Elon Musk sought to calm investors, insisting Tesla's fourth-quarter financial results weren't as bad as they looked, as the electric car maker posted a loss of 13 cents per share.
This was well below the 31 cents per share profit predicted by analysts. it was blamed on poor weather affecting shipments, a strong dollar, and production delays.
As Tesla's share price fell almost 4% in after-hours trading, Musk said: "Our financials are better than they appear, not worse." The eccentric billionaire added that, at it's current rate of growth, Tesla would approach Apple's $700 billion (£460bn) in 10 years' time.
Heavy demand for the new all-wheel-drive version of its Model S saloon car, the P85D, was blamed for Tesla failing to deliver 1,400 vehicles, as customers switched their orders to the newer, faster and more expensive model.
The company produced 11,627 cars in the fourth quarter of 2014 and delivered 9,834, falling shy of the 11,000 it had expected to deliver. Tesla had previously said it would miss its goal of hitting 35,000 Model S deliveries for the whole of 2014; this was later revised to 33,000, but now a final figure for the year has not been disclosed.

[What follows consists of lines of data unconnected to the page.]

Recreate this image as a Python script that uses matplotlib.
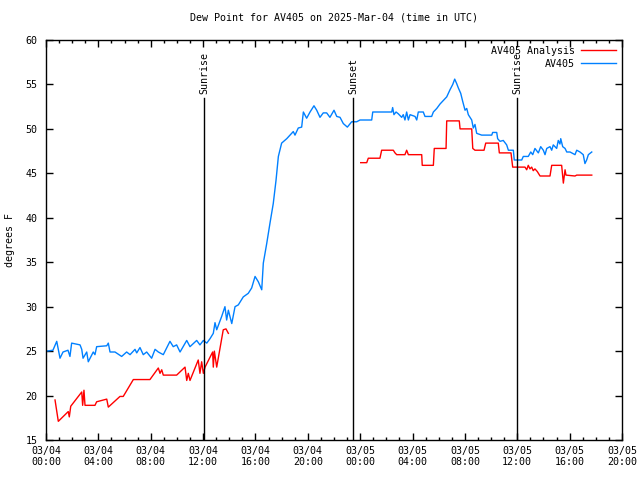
import datetime as dt
import matplotlib
matplotlib.use('Agg')
import matplotlib.pyplot as plt
import matplotlib.dates as mdates
from matplotlib.ticker import MultipleLocator

# hours after 2025-03-04 00:00 UTC
obs_hours = [0.05, 0.53, 0.82, 1.07, 1.30, 1.68, 1.83, 1.96, 2.60, 2.73, 2.83, 3.11, 3.23,
             3.61, 3.74, 3.87, 4.64, 4.76, 4.89, 5.27, 5.78, 6.16, 6.42, 6.80, 6.93, 7.18,
             7.43, 7.69, 8.07, 8.33, 8.58, 8.96, 9.47, 9.72, 9.98, 10.24, 10.75, 11.00,
             11.51, 11.76, 12.02, 12.28, 12.53, 12.78, 12.91, 13.04, 13.42, 13.67, 13.80,
             13.93, 14.19, 14.44, 14.69, 15.07, 15.45, 15.71, 15.97, 16.22, 16.48, 16.60,
             16.86, 17.11, 17.36, 17.57, 17.75, 18.00, 18.39, 18.64, 18.89, 19.02, 19.27,
             19.53, 19.66, 19.91, 20.17, 20.47, 20.68, 20.93, 21.18, 21.44, 21.69, 22.00,
             22.21, 22.46, 22.71, 23.02, 23.35, 23.73, 23.99, 24.88, 24.96, 26.41, 26.48,
             26.58, 26.74, 26.91, 27.17, 27.29, 27.42, 27.55, 27.68, 27.81, 28.19, 28.32,
             28.44, 28.82, 28.95, 29.46, 29.59, 29.85, 30.10, 30.35, 30.61, 30.86, 31.07,
             31.22, 31.37, 31.50, 31.68, 31.83, 32.01, 32.14, 32.26, 32.52, 32.64, 32.77,
             32.90, 33.28, 34.05, 34.12, 34.43, 34.50, 34.68, 34.93, 35.19, 35.32, 35.70,
             35.77, 36.34, 36.46, 36.84, 37.03, 37.18, 37.35, 37.61, 37.79, 37.99, 38.12,
             38.25, 38.50, 38.63, 38.75, 39.01, 39.13, 39.26, 39.32, 39.47, 39.65, 39.78,
             40.03, 40.16, 40.41, 40.54, 40.79, 41.04, 41.17, 41.30, 41.43, 41.69]
obs_dew = [25.0, 25.1, 26.1, 24.2, 24.9, 25.1, 24.4, 25.9, 25.7, 25.2, 24.2, 24.9, 23.8,
           24.9, 24.6, 25.5, 25.6, 25.9, 24.9, 24.9, 24.4, 24.9, 24.6, 25.2, 24.8, 25.4,
           24.6, 24.9, 24.2, 25.2, 24.9, 24.6, 26.1, 25.5, 25.7, 24.9, 26.2, 25.5,
           26.2, 25.7, 26.2, 25.9, 26.4, 27.0, 28.2, 27.4, 28.9, 30.0, 28.5,
           29.6, 28.1, 30.0, 30.2, 31.1, 31.5, 32.1, 33.4, 32.8, 31.9, 34.9,
           37.1, 39.4, 41.6, 44.2, 46.9, 48.4, 48.9, 49.3, 49.7, 49.3, 50.1,
           50.2, 51.9, 51.2, 51.9, 52.6, 52.1, 51.3, 51.8, 51.8, 51.3, 52.1,
           51.4, 51.3, 50.6, 50.2, 50.8, 50.8, 51.0, 51.0, 51.9, 51.9, 52.4,
           51.6, 51.9, 51.7, 51.3, 51.6, 51.0, 51.9, 51.0, 51.6, 51.4, 51.0,
           51.9, 51.9, 51.4, 51.4, 51.9, 52.3, 52.8, 53.2, 53.6, 54.4, 55.0,
           55.6, 55.1, 54.6, 54.0, 53.1, 52.1, 52.3, 51.6, 51.0, 50.1, 50.5,
           49.5, 49.3, 49.3, 49.6, 49.6, 48.9, 48.6, 48.7, 48.2, 47.6, 47.6,
           46.5, 46.5, 46.9, 46.9, 47.4, 47.1, 47.8, 47.3, 48.0, 47.6, 47.1,
           47.8, 48.0, 47.6, 48.2, 47.8, 48.7, 48.3, 48.9, 48.0, 47.8, 47.4,
           47.4, 47.3, 47.1, 47.6, 47.4, 47.1, 46.1, 46.5, 47.1, 47.4]

ana_hours = [0.69, 0.94, 1.70, 1.78, 1.89, 2.73, 2.80, 2.90, 2.98, 3.74, 3.87, 4.64, 4.76,
             5.65, 5.90, 6.67, 7.94, 8.58, 8.71, 8.84, 8.96, 9.98, 10.62, 10.75, 10.87,
             11.00, 11.63, 11.76, 11.89, 12.02, 12.15, 12.73, 12.78, 12.86, 13.04, 13.54,
             13.75, 13.93, 18.0,
             24.04, 24.50, 24.62, 25.51, 25.64, 26.53, 26.66, 26.79, 27.42, 27.55, 27.68,
             28.70, 28.74, 29.59, 29.66, 30.56, 30.61, 31.57, 31.63, 32.52, 32.60, 32.77,
             33.46, 33.59, 34.55, 34.63, 35.52, 35.65, 36.08, 36.59, 36.72, 36.84, 36.97,
             37.10, 37.22, 37.35, 37.53, 37.74, 38.50, 38.63, 39.39, 39.52, 39.65, 39.72,
             40.41, 40.54, 41.69]
ana_dew = [19.5, 17.1, 18.2, 17.6, 18.8, 20.4, 18.9, 20.6, 18.9, 18.9, 19.3, 19.6, 18.7,
           19.9, 19.9, 21.8, 21.8, 23.1, 22.5, 22.9, 22.3, 22.3, 23.2, 21.7, 22.5,
           21.7, 24.0, 22.5, 23.8, 22.5, 23.2, 24.9, 23.2, 25.0, 23.2, 27.4,
           27.5, 27.0, float('nan'),
           46.2, 46.2, 46.7, 46.7, 47.6, 47.6, 47.3, 47.1, 47.1, 47.6, 47.1,
           47.1, 45.9, 45.9, 47.8, 47.8, 50.9, 50.9, 50.0, 50.0, 47.8, 47.6,
           47.6, 48.4, 48.4, 47.3, 47.3, 45.7, 45.7, 45.7, 45.4, 45.9, 45.5,
           45.7, 45.3, 45.5, 45.2, 44.7, 44.7, 45.9, 45.9, 43.9, 45.4, 44.8,
           44.7, 44.8, 44.8]

sun_labels = ['Sunrise', 'Sunset', 'Sunrise']
sun_hours = [12.07, 23.45, 35.98]


def main():
    plt.rcParams['font.family'] = 'DejaVu Sans Mono'
    plt.rcParams['font.size'] = 7.2
    base = dt.datetime(2025, 3, 4)
    obs_t = [base + dt.timedelta(hours=h) for h in obs_hours]
    ana_t = [base + dt.timedelta(hours=h) for h in ana_hours]

    fig = plt.figure(figsize=(6.4, 4.8), dpi=100)
    ax = fig.add_axes([46 / 640, 40 / 480, 576 / 640, 400 / 480])

    ax.plot(ana_t, ana_dew, color='#ff0000', lw=1, label='AV405 Analysis')
    ax.plot(obs_t, obs_dew, color='#0080ff', lw=1, label='AV405')

    for name, h in zip(sun_labels, sun_hours):
        t = base + dt.timedelta(hours=h)
        ax.axvline(t, ymax=0.855, color='black', lw=1)
        ax.text(t, 53.9, name, rotation=90, ha='center', va='bottom', fontsize=7.2)

    ax.set_xlim(base, base + dt.timedelta(hours=44))
    ax.set_ylim(15, 60)
    ax.yaxis.set_major_locator(MultipleLocator(5))
    ax.xaxis.set_major_locator(mdates.HourLocator(byhour=range(0, 24, 4)))
    ax.xaxis.set_minor_locator(mdates.HourLocator())
    ax.xaxis.set_major_formatter(mdates.DateFormatter('%m/%d\n%H:%M'))
    ax.tick_params(which='both', direction='in', top=True, right=True, width=1)
    ax.tick_params(which='major', length=5, pad=4)
    ax.tick_params(which='minor', length=2.5)
    ax.tick_params(axis='y', pad=6)
    for s in ax.spines.values():
        s.set_linewidth(1)

    ax.set_title('Dew Point for AV405 on 2025-Mar-04 (time in UTC)', fontsize=7.2, pad=14)
    ax.set_ylabel('degrees F', labelpad=8)
    ax.legend(loc='upper right', frameon=False, markerfirst=False, handlelength=3.5,
              borderaxespad=0.2, labelspacing=0.3, handletextpad=0.6)

    fig.savefig('out.png', dpi=100)


if __name__ == '__main__':
    main()
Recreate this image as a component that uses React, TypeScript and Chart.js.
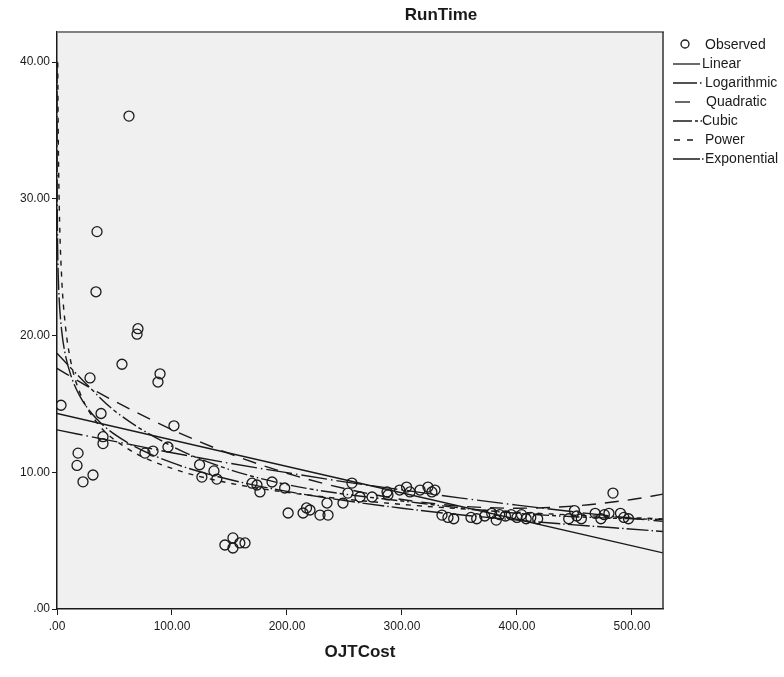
import { useEffect, useRef } from "react";
import { Chart, registerables } from "chart.js";

Chart.register(...registerables);

// ---- Observed data (OJTCost, RunTime) ----
const observedX = [
  3.5, 62.6, 34.8, 33.9, 28.7, 70.4, 69.6, 56.5, 89.6, 87.8, 38.3, 101.7, 40, 40, 18.3, 17.4, 31.3, 22.6,
  76.5, 83.5, 96.5, 124, 126, 136.5, 139, 146, 153, 153, 159, 163.5, 169.6, 173.9, 176.5, 187, 198, 201,
  214, 217, 220, 228.7, 235.7, 234.8, 248.7, 256.5, 253, 263.5, 274, 287, 287.8, 298, 304, 307, 315.7,
  322.6, 326, 328.7, 334.8, 340, 345, 360, 365, 372, 378, 382, 385, 390, 395, 400, 404, 408, 412, 418,
  445, 450, 452, 456, 468, 473, 476, 480, 483.5, 490, 493, 497,
];
const observedY = [
  14.9, 36.05, 27.6, 23.2, 16.9, 20.5, 20.1, 17.9, 17.2, 16.6, 14.3, 13.4, 12.6, 12.1, 11.4, 10.5, 9.8, 9.3,
  11.4, 11.55, 11.85, 10.55, 9.65, 10.1, 9.5, 4.68, 5.2, 4.46, 4.83, 4.83, 9.2, 9.07, 8.56, 9.29, 8.85, 7.02,
  7.02, 7.39, 7.24, 6.87, 6.87, 7.75, 7.75, 9.21, 8.48, 8.19, 8.19, 8.56, 8.34, 8.7, 8.92, 8.56, 8.7,
  8.92, 8.56, 8.7, 6.87, 6.7, 6.6, 6.7, 6.6, 6.8, 7.0, 6.5, 6.9, 6.8, 6.9, 6.7, 6.9, 6.6, 6.7, 6.6,
  6.6, 7.2, 6.8, 6.6, 7.0, 6.6, 6.9, 7.0, 8.48, 7.0, 6.7, 6.6,
];

// ---- Fitted curves, values ----
const linearX = [0, 527];
const linearY = [14.3, 4.1];

const logX = [0.006, 0.02, 0.05, 0.15, 0.5, 1, 2, 4, 7, 12, 20, 35, 60, 100, 150, 200, 300, 400, 527];
const logY = [40.05, 36.4, 33.65, 30.3, 26.7, 24.6, 22.5, 20.4, 18.7, 17.1, 15.55, 13.86, 12.24, 10.7, 9.47, 8.6, 7.37, 6.5, 5.67];

const quadX = [0, 25, 50, 100, 150, 200, 250, 300, 350, 400, 450, 500, 527];
const quadY = [17.6, 16.36, 15.2, 13.12, 11.36, 9.93, 8.81, 8.01, 7.53, 7.37, 7.53, 8.01, 8.4];

const cubicX = [0, 25, 50, 100, 150, 200, 250, 300, 350, 400, 450, 500, 527];
const cubicY = [18.7, 16.5, 14.5, 11.9, 10.2, 9.1, 8.4, 7.9, 7.4, 7.0, 6.75, 6.6, 6.55];

const powerX = [0.63, 1, 2, 4, 7, 12, 20, 35, 60, 100, 150, 200, 300, 400, 527];
const powerY = [39.96, 35.3, 29.3, 24.35, 20.95, 18.1, 15.8, 13.6, 11.8, 10.28, 9.21, 8.53, 7.65, 7.08, 6.58];

const expX = [0, 50, 100, 150, 200, 250, 300, 350, 400, 450, 500, 527];
const expY = [13.1, 12.26, 11.43, 10.66, 9.97, 9.3, 8.71, 8.13, 7.6, 7.1, 6.64, 6.41];

const xTicks = [0, 100, 200, 300, 400, 500];
const yTicks = [0, 10, 20, 30, 40];
const legendLabels = ["Observed", "Linear", "Logarithmic", "Quadratic", "Cubic", "Power", "Exponential"];

const FONT = "'Liberation Sans', Arial, sans-serif";
const INK = "#1a1a1a";

const fmt = (v: number) => (v === 0 ? ".00" : v.toFixed(2));

const toPts = (xs: number[], ys: number[]) => xs.map((x, i) => ({ x, y: ys[i] }));

const dashes: Record<string, number[]> = {
  Linear: [],
  Logarithmic: [22, 3, 1.5, 3],
  Quadratic: [14, 9],
  Cubic: [16, 3, 4, 3, 1.5, 3],
  Power: [5, 6],
  Exponential: [26, 4, 1.5, 4],
};

const framePlugin = {
  id: "frame",
  beforeDraw(chart: any) {
    const { ctx, chartArea: a } = chart;
    ctx.save();
    ctx.fillStyle = "#f0f0f0";
    ctx.fillRect(a.left, a.top, a.right - a.left, a.bottom - a.top);
    ctx.restore();
  },
  afterDraw(chart: any) {
    const { ctx, chartArea: a } = chart;
    ctx.save();
    ctx.strokeStyle = "#808080";
    ctx.lineWidth = 2;
    ctx.beginPath();
    ctx.moveTo(a.left, a.top);
    ctx.lineTo(a.right + 1, a.top);
    ctx.stroke();
    ctx.strokeStyle = "#333";
    ctx.lineWidth = 1.5;
    ctx.beginPath();
    ctx.moveTo(a.right, a.top);
    ctx.lineTo(a.right, a.bottom);
    ctx.stroke();

    ctx.fillStyle = INK;
    ctx.font = `bold 17px ${FONT}`;
    ctx.textAlign = "center";
    ctx.textBaseline = "middle";
    ctx.fillText("RunTime", 441, 15);
    ctx.fillText("OJTCost", 360, 652);

    ctx.font = `14px ${FONT}`;
    ctx.textAlign = "left";
    const x0 = 673;
    legendLabels.forEach((lab, i) => {
      const y = 45 + i * 19;
      ctx.strokeStyle = INK;
      ctx.lineWidth = 1.3;
      if (i === 0) {
        ctx.beginPath();
        ctx.arc(685, y - 1, 4, 0, Math.PI * 2);
        ctx.stroke();
        ctx.fillText(lab, 705, y);
        return;
      }
      ctx.setLineDash([]);
      ctx.beginPath();
      if (lab === "Linear") {
        ctx.moveTo(x0, y); ctx.lineTo(x0 + 27, y);
      } else if (lab === "Logarithmic") {
        ctx.moveTo(x0, y); ctx.lineTo(x0 + 24, y);
        ctx.moveTo(x0 + 27, y); ctx.lineTo(x0 + 28.5, y);
      } else if (lab === "Quadratic") {
        ctx.moveTo(x0 + 2, y); ctx.lineTo(x0 + 17, y);
      } else if (lab === "Cubic") {
        ctx.moveTo(x0, y); ctx.lineTo(x0 + 19, y);
        ctx.moveTo(x0 + 22, y); ctx.lineTo(x0 + 25, y);
        ctx.moveTo(x0 + 27.5, y); ctx.lineTo(x0 + 29, y);
      } else if (lab === "Power") {
        ctx.moveTo(x0 + 1, y); ctx.lineTo(x0 + 7, y);
        ctx.moveTo(x0 + 14, y); ctx.lineTo(x0 + 20, y);
      } else {
        ctx.moveTo(x0, y); ctx.lineTo(x0 + 27, y);
        ctx.moveTo(x0 + 29, y); ctx.lineTo(x0 + 30.5, y);
      }
      ctx.stroke();
      const tx = lab === "Quadratic" ? 706 : lab === "Linear" || lab === "Cubic" ? 702 : 705;
      ctx.fillText(lab, tx, y);
    });
    ctx.restore();
  },
};

function curve(label: string, xs: number[], ys: number[]) {
  return {
    type: "line" as const,
    label,
    data: toPts(xs, ys),
    borderColor: INK,
    borderWidth: 1.4,
    borderDash: dashes[label],
    pointRadius: 0,
    fill: false,
    tension: label === "Linear" ? 0 : 0.4,
    cubicInterpolationMode: "monotone" as const,
  };
}

export default function App() {
  const ref = useRef<HTMLCanvasElement>(null);

  useEffect(() => {
    document.body.style.margin = "0";
    const canvas = ref.current!;
    const chart = new Chart(canvas, {
      type: "scatter",
      data: {
        datasets: [
          {
            type: "scatter",
            label: "Observed",
            data: toPts(observedX, observedY),
            pointStyle: "circle",
            pointRadius: 5,
            borderColor: INK,
            borderWidth: 1.3,
            backgroundColor: "rgba(0,0,0,0)",
          } as any,
          curve("Linear", linearX, linearY),
          curve("Logarithmic", logX, logY),
          curve("Quadratic", quadX, quadY),
          curve("Cubic", cubicX, cubicY),
          curve("Power", powerX, powerY),
          curve("Exponential", expX, expY),
        ],
      },
      options: {
        animation: false,
        responsive: false,
        devicePixelRatio: 1,
        layout: { padding: { left: 0, right: 121, top: 32, bottom: 0 } },
        plugins: {
          legend: { display: false },
          title: { display: false },
          tooltip: { enabled: false },
        },
        scales: {
          x: {
            type: "linear",
            min: 0,
            max: 527,
            afterFit: (s: any) => {
              s.height = 68;
            },
            afterBuildTicks: (s: any) => {
              s.ticks = xTicks.map((v) => ({ value: v }));
            },
            ticks: {
              callback: (v: any) => fmt(Number(v)),
              color: INK,
              font: { family: FONT, size: 12 },
              padding: 4,
              maxRotation: 0,
            },
            grid: { drawOnChartArea: false, drawTicks: true, tickLength: 6, color: INK },
            border: { color: INK, width: 1.5 },
          },
          y: {
            type: "linear",
            min: 0,
            max: 42.2,
            afterFit: (s: any) => {
              s.width = 57;
            },
            afterBuildTicks: (s: any) => {
              s.ticks = yTicks.map((v) => ({ value: v }));
            },
            ticks: {
              callback: (v: any) => fmt(Number(v)),
              color: INK,
              font: { family: FONT, size: 12 },
              padding: 2,
            },
            grid: { drawOnChartArea: false, drawTicks: true, tickLength: 5, color: INK },
            border: { color: INK, width: 1.5 },
          },
        },
      },
      plugins: [framePlugin],
    });
    return () => chart.destroy();
  }, []);

  return <canvas ref={ref} width={784} height={677} style={{ display: "block", width: 784, height: 677 }} />;
}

More positively, Tesla greatly expanded its Supercharger network across Europe and the US in 2014, and expects over 70% growth in vehicle deliveries in 2015.
Despite posting a quarterly loss of $108 million, increasing total losses for 2014 to $294m, Tesla's outlook for the near future remains optimistic, with 10,000 Model S orders booked and a further 20,000 orders for its upcoming sport-utility vehicle, the Model X.
Musk said the Model X will enter the final stage of development in March, and the first customer cars will be delivered in August. Tesla expects to deliver a total of 55,000 vehicles in 2015, a 70% increase on 2014, and 40% of these are planned for the first half of the year.